Published October 26, 2012
The college process is long and arduous, and students and their parents are increasingly turning to private admissions consultants in an attempt to outshine the competition and increase acceptance odds.
According to consulting agency Strive for College Collaborative, the number of registered private college consultants has doubled in the past two years, with 22% of students at private colleges having used admissions consulting.
“Acceptance rates at top-tier colleges have become so competitive that good grades and test scores simply don’t distinguish an applicant anymore, so they’re looking for that edge on the more qualitative component of the application,” says Jon Small, vice president of College Prep at VeritasPrep, a test prep and admissions consulting company
Families are increasingly turning to private consulting because cash-strapped high schools can no longer afford a strong commitment to counseling, says Jim Miller, chair of governance and Nominating and past President of the National Association for College Admissions Counseling (NACAC).
“Whether those services are absent or because the student to counselor ratio is so high, sometimes it’s 1000 to one, the counselor really doesn’t have as much time as the family would like.”
What High-End Coaching can Do
Private consultants help students understand their audience and submit compelling applications that set them apart from other applicants, says Michele Hernández, co-founder of Application Boot Camp and former assistant director of admissions at Dartmouth College.
“Our job is to teach students what colleges are looking for and how they can present themselves and their scholarly niche so colleges can see right away how they will contribute to the campus,” she says. “We debunk the myths so they don’t write clichéd essays that hurt them or use their time in high school in a un- focused way.”
One misconception about consulting services is that counselors are putting in a good word to decision makers on behalf of students, says Lynn O’Shaughnessy, author of The College Solution.
“These counselors help direct these students to schools that would be a good academic fit--I think it’s rare that counselors are calling up admissions people and saying you should take this child.”
The Price Tag
Private consulting service prices can vary from a couple thousand to tens of thousands of dollars, say the experts.
“By getting accepted to top tier schools, [students] receive large financial aid packages that make up for the price a hundred times over,” says Hernández. “Why not get into the best college you can…and get more financial aid from the top schools that have much bigger financial aid budgets and much larger endowments.”
For families unable to afford high end consulting, there are ways to bridge the gap and access valuable information to help students get accepted.
Look for discounted or free services from private consultants. Experts recommend families with limited finances seek out free resources from consulting companies such as newsletters, free presentations and qualified pro bono services.
“The best consultants are now spreading their expertise much farther than ever before,” says Small. “Some of them will charge less for assistance over the phone or internet than for the traditional one-on-one consulting engagement.”
Application Boot Camp and Veritas Prep recently partnered to make the guidance and assistance offered in its $14,000 workshops available to families through the Application Boot Camp on Demand program for just $750.
“It’s not some watered-down knock-off version of the live workshop people pay $14,000 for--it captures the exact same advice and guidance, only it’s delivered as an interactive, online and on-demand program,” says Small. “It’s affordable to a much larger population of students and their families, helping them get the knowledge and assistance they need to prepare the most competitive applications possible.”

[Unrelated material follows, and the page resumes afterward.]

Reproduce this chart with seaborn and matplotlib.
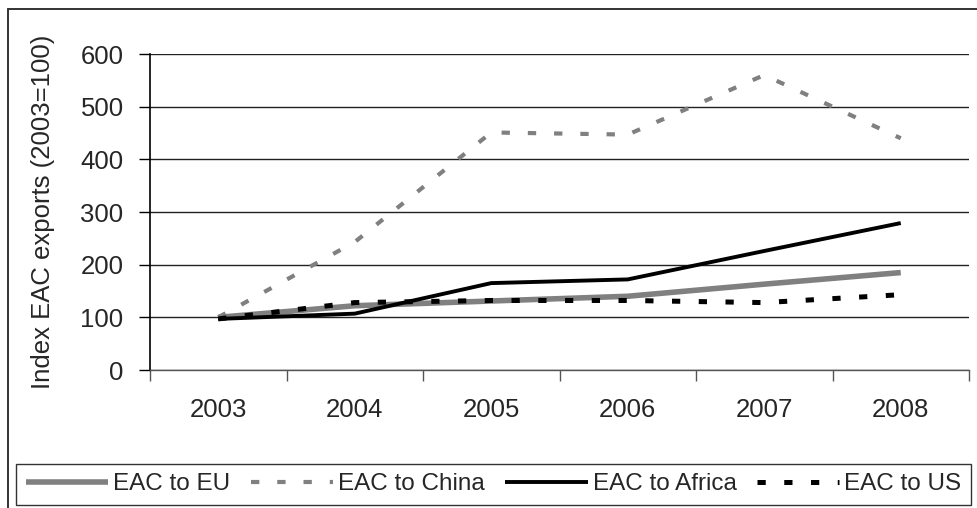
import matplotlib
matplotlib.use("Agg")
import matplotlib.pyplot as plt
from matplotlib.lines import Line2D
from matplotlib.ticker import FixedLocator, NullFormatter, FixedFormatter
import seaborn as sns
import pandas as pd

years = ["2003", "2004", "2005", "2006", "2007", "2008"]
eac_eu = [100, 122, 131, 140, 163, 185]
eac_china = [100, 243, 451, 447, 560, 440]
eac_africa = [97, 107, 165, 172, 226, 279]
eac_us = [97, 128, 132, 132, 128, 143]
series_names = ["EAC to EU", "EAC to China", "EAC to Africa", "EAC to US"]
y_ticks = [0, 100, 200, 300, 400, 500, 600]

sns.set_style("white")
plt.rcParams["font.family"] = ["Liberation Sans", "DejaVu Sans"]
FS = 18.5
LEG_FS = 17.5

fig = plt.figure(figsize=(9.77, 5.08), dpi=100)
W, H = 977, 508
ax = fig.add_axes([150 / W, 1 - 370 / H, (969 - 150) / W, (370 - 54) / H])

x = list(range(len(years)))
styles = [
    (eac_eu, dict(color="#808080", lw=4.0, ls="-", solid_capstyle="butt")),
    (eac_china, dict(color="#808080", lw=3.0, ls=(0, (2.0, 4.3)), dash_capstyle="butt")),
    (eac_africa, dict(color="black", lw=2.8, ls="-", solid_capstyle="butt")),
    (eac_us, dict(color="black", lw=3.6, ls=(0, (1.65, 3.7)), dash_capstyle="butt")),
]
for name, (vals, kw) in zip(series_names, styles):
    df = pd.DataFrame({"x": x, "y": vals})
    sns.lineplot(data=df, x="x", y="y", ax=ax, label=name, zorder=3, **kw)

ax.set_xlim(-0.5, len(years) - 0.5)
ax.set_ylim(0, 600)
ax.set_yticks(y_ticks)
ax.set_yticklabels([str(v) for v in y_ticks], fontsize=FS)
ax.yaxis.grid(True, color="#222222", lw=1.0)
ax.set_axisbelow(True)

# category boundaries carry the tick marks, centres carry the labels
ax.xaxis.set_major_locator(FixedLocator([i - 0.5 for i in range(len(years) + 1)]))
ax.xaxis.set_major_formatter(NullFormatter())
ax.xaxis.set_minor_locator(FixedLocator(x))
ax.xaxis.set_minor_formatter(FixedFormatter(years))
ax.tick_params(axis="x", which="major", direction="out", length=8, width=1, color="#555555", bottom=True)
ax.tick_params(axis="x", which="minor", length=0, pad=20, labelsize=FS)
ax.tick_params(axis="y", direction="out", length=8, width=1, color="black", left=True, pad=11)

for s in ["top", "right"]:
    ax.spines[s].set_visible(False)
ax.spines["left"].set_color("black")
ax.spines["left"].set_linewidth(1.2)
ax.spines["bottom"].set_color("#555555")
ax.spines["bottom"].set_linewidth(1.0)

ax.set_xlabel("")
ax.set_ylabel("Index EAC exports (2003=100)", fontsize=FS)
ax.yaxis.set_label_coords((55 - 150) / 819, 0.5)

ax.get_legend().remove()
handles, labels = ax.get_legend_handles_labels()
leg = fig.legend(handles, labels, loc="lower left", ncol=4, mode="expand",
                 bbox_to_anchor=(16 / W, 3 / H, 955 / W, 47 / H),
                 fontsize=LEG_FS, frameon=True, fancybox=False, shadow=False,
                 handlelength=3.4, handletextpad=0.2, borderpad=0.4,
                 borderaxespad=0.0, columnspacing=0.3)
leg.get_frame().set_edgecolor("black")
leg.get_frame().set_linewidth(1.0)

# outer chart border
fig.add_artist(Line2D([8 / W, 1.0], [1 - 9 / H, 1 - 9 / H], transform=fig.transFigure, color="#333333", lw=1.4))
fig.add_artist(Line2D([8 / W, 8 / W], [0.0, 1 - 9 / H], transform=fig.transFigure, color="#333333", lw=1.4))

fig.savefig("out.png", dpi=100)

Narrow down choices as a family. Paring down the list of schools that would be a good fit academically, economically and socially will limit application stress to only real contenders.
“They need to first back up and think about who they are, how strong a student they are, what kind of goals and aspirations they have, whether they would better fit into the large urban campus or the college town football school, think about the setting, the course dynamics,” Miller says.
O’Shaughnessy recommends families also take the time to look at the net price calculators on school websites to see if their top choices will be financially feasible before applying.
Use high school resources. Miller suggests students use whatever resources students’ high schools offer to get into college, particularly if there are counselors willing to sit down and talk to students about the college experience.
“They can provide a level of understanding of the campus options that you just can’t get out of a book,” he says. “If they have someone…who can say, ‘in the past hour or two, I’ve gotten to know you and College X would not be great for you, so you should consider College Y,’ I don’t see a need for independent counseling.”
School counselors can also connect families with former students from their high school who have gone on to attend that student’s top choice colleges, says Miller.
“You want someone who has successfully navigated to that institution from a circumstance that is somewhat similar to yours.”